AVAILABLE RECORDS:
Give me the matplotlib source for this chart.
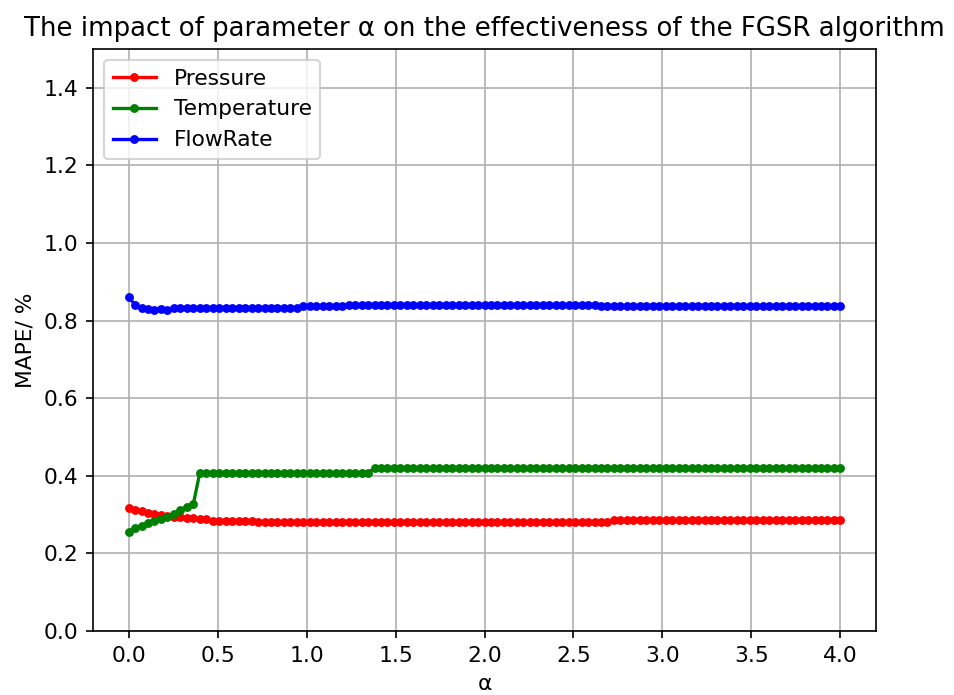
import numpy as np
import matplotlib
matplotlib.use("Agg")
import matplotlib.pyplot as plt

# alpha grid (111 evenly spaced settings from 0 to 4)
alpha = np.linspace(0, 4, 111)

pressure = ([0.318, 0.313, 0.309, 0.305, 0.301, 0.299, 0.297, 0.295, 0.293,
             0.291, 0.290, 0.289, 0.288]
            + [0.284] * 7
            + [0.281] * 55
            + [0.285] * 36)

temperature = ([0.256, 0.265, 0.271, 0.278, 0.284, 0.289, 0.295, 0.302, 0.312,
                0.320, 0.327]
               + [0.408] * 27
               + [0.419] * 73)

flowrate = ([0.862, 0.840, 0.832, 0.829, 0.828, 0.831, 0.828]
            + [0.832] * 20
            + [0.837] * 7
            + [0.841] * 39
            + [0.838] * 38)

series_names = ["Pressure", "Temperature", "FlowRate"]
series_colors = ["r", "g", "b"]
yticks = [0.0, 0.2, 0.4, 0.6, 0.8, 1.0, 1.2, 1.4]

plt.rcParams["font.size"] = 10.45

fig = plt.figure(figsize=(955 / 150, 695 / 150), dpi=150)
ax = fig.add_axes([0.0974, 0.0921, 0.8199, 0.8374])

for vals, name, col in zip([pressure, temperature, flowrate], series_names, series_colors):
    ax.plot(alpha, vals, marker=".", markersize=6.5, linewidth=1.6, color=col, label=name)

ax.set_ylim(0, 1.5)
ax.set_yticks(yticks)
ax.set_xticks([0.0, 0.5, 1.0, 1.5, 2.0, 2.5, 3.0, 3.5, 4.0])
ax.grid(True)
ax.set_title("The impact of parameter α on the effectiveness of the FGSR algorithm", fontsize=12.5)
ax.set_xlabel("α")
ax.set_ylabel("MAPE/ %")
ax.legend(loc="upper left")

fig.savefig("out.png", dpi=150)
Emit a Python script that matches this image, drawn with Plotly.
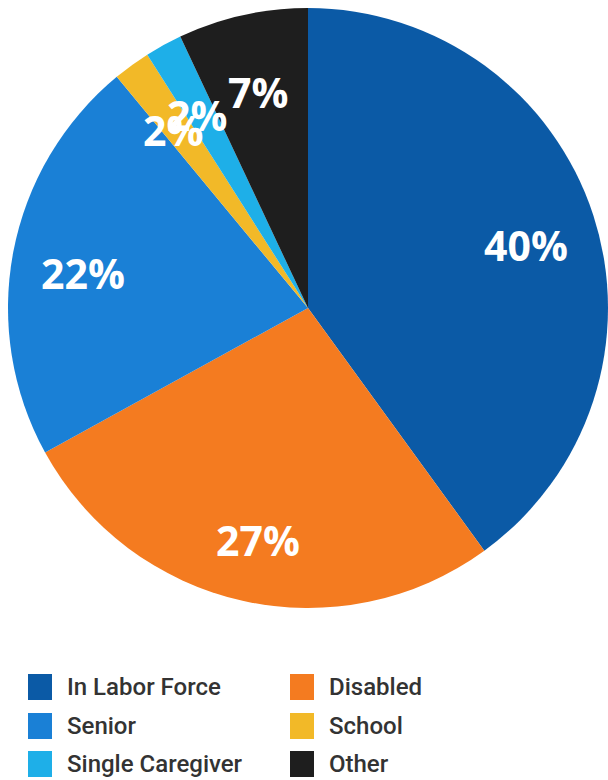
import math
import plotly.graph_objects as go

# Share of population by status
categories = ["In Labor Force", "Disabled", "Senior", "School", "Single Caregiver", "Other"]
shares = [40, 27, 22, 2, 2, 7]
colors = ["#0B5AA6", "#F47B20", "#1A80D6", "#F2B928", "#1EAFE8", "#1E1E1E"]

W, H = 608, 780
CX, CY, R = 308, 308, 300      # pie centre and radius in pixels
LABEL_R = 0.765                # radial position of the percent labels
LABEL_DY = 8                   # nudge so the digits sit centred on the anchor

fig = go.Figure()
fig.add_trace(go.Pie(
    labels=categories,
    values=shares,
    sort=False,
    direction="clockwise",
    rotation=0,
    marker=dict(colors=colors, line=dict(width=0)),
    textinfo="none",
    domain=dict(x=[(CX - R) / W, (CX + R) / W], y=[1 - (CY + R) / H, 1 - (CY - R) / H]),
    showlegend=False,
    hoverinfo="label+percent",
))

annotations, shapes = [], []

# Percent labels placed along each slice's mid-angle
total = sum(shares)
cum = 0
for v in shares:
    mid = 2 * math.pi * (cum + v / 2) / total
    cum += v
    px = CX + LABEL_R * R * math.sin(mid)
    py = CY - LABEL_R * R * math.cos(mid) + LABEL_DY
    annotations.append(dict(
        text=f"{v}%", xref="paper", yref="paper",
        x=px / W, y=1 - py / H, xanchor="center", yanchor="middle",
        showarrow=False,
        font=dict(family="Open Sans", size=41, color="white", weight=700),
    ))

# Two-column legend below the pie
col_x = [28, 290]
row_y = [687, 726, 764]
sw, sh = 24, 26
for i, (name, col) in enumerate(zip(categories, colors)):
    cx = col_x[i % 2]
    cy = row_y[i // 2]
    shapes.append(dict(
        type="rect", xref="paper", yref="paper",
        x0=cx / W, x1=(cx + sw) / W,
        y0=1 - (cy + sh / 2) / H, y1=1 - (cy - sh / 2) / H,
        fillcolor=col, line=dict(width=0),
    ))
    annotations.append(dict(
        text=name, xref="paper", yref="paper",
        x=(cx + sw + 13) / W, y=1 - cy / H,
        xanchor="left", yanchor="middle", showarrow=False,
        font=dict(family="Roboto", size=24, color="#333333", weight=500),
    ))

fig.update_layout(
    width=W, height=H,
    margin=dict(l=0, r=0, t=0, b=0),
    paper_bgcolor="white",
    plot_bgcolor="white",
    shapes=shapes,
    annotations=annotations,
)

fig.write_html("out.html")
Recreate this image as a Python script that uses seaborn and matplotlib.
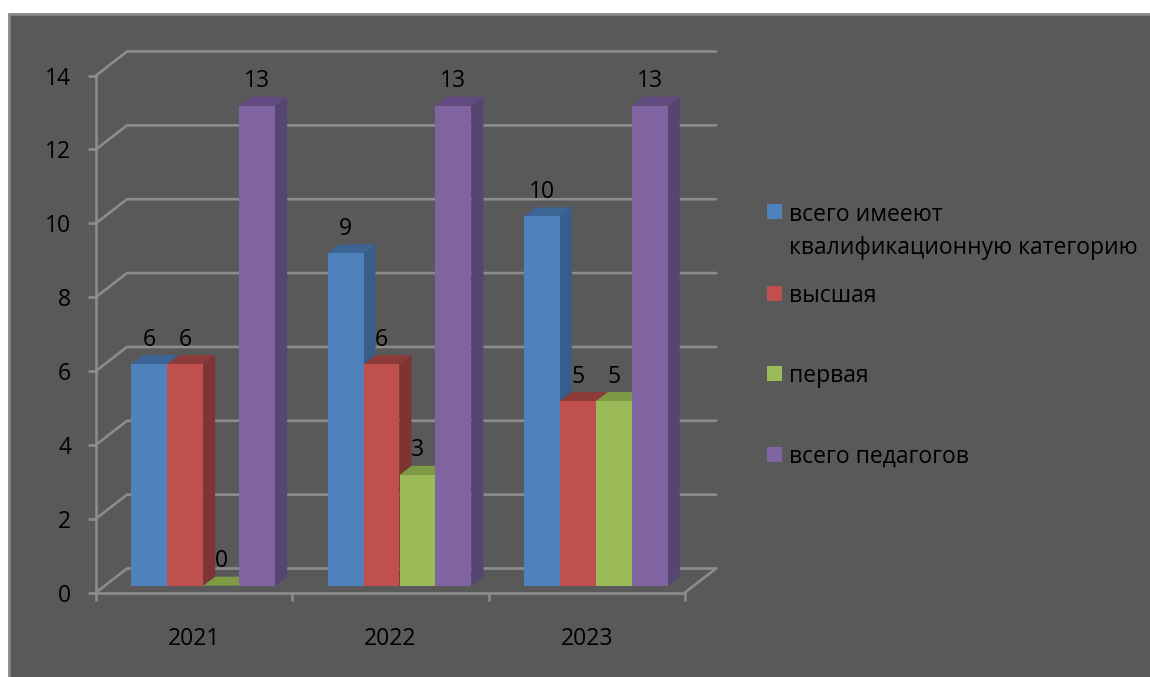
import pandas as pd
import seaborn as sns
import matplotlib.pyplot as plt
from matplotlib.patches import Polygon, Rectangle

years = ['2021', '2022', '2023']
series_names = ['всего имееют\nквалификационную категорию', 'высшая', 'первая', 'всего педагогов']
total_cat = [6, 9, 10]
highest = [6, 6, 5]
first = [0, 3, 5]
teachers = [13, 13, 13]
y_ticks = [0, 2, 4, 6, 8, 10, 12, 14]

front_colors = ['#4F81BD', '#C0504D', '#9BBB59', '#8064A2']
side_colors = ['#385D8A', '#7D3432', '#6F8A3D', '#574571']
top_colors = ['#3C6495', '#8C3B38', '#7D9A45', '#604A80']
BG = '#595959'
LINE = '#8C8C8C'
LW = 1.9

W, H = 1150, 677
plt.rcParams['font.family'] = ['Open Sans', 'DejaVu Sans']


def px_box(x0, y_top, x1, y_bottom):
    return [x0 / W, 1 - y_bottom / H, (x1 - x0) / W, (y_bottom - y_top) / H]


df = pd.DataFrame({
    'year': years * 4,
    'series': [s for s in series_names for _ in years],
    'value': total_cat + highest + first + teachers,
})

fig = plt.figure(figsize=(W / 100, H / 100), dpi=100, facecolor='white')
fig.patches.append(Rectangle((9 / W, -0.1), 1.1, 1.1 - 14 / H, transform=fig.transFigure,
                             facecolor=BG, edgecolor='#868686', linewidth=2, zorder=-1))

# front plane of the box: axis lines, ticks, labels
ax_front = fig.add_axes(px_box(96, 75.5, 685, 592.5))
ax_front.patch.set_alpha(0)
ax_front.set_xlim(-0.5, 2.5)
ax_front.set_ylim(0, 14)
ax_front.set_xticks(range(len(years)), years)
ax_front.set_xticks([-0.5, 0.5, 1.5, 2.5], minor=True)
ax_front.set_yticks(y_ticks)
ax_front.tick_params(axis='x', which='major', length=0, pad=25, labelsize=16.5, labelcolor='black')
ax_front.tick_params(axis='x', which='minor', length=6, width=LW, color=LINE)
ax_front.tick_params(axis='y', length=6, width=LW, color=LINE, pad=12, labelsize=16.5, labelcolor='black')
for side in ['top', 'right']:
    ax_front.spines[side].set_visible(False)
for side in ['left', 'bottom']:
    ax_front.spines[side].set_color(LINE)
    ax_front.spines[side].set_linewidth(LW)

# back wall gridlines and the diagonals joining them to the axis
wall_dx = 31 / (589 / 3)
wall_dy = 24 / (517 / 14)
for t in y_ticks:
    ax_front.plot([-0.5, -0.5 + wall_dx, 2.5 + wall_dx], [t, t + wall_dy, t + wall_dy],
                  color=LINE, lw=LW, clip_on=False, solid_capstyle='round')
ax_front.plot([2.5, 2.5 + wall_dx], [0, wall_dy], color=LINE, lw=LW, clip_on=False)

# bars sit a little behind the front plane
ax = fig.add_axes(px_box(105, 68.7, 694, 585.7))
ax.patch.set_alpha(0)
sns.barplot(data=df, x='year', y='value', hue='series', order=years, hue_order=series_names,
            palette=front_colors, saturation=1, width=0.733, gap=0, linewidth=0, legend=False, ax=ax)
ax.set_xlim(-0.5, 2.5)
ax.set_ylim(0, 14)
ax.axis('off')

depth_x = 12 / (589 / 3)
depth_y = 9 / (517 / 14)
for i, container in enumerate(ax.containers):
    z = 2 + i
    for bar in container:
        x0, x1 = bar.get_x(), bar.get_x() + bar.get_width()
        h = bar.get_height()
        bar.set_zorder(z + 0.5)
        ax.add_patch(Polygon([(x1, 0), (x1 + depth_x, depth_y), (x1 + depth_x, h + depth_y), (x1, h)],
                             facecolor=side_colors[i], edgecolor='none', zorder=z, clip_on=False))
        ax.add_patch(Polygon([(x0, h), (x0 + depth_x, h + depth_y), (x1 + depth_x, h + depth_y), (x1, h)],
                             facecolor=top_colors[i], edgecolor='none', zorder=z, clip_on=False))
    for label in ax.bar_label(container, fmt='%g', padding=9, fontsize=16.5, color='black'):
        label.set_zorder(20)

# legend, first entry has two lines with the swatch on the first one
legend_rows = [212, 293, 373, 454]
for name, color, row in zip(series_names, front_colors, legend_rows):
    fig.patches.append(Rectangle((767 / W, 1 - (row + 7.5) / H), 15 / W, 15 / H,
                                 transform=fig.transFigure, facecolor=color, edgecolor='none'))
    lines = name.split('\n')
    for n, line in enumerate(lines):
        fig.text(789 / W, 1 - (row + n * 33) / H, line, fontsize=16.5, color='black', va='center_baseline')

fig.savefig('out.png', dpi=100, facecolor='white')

WHAT YOU WILL DO: Omit the pictures, then repeat exactly each line from the beginning of the listing through the line with "alpha = np.linspace(0, 4, 111)".

EXERCISE ANSWER:
Give me the matplotlib source for this chart.
import numpy as np
import matplotlib
matplotlib.use("Agg")
import matplotlib.pyplot as plt

# alpha grid (111 evenly spaced settings from 0 to 4)
alpha = np.linspace(0, 4, 111)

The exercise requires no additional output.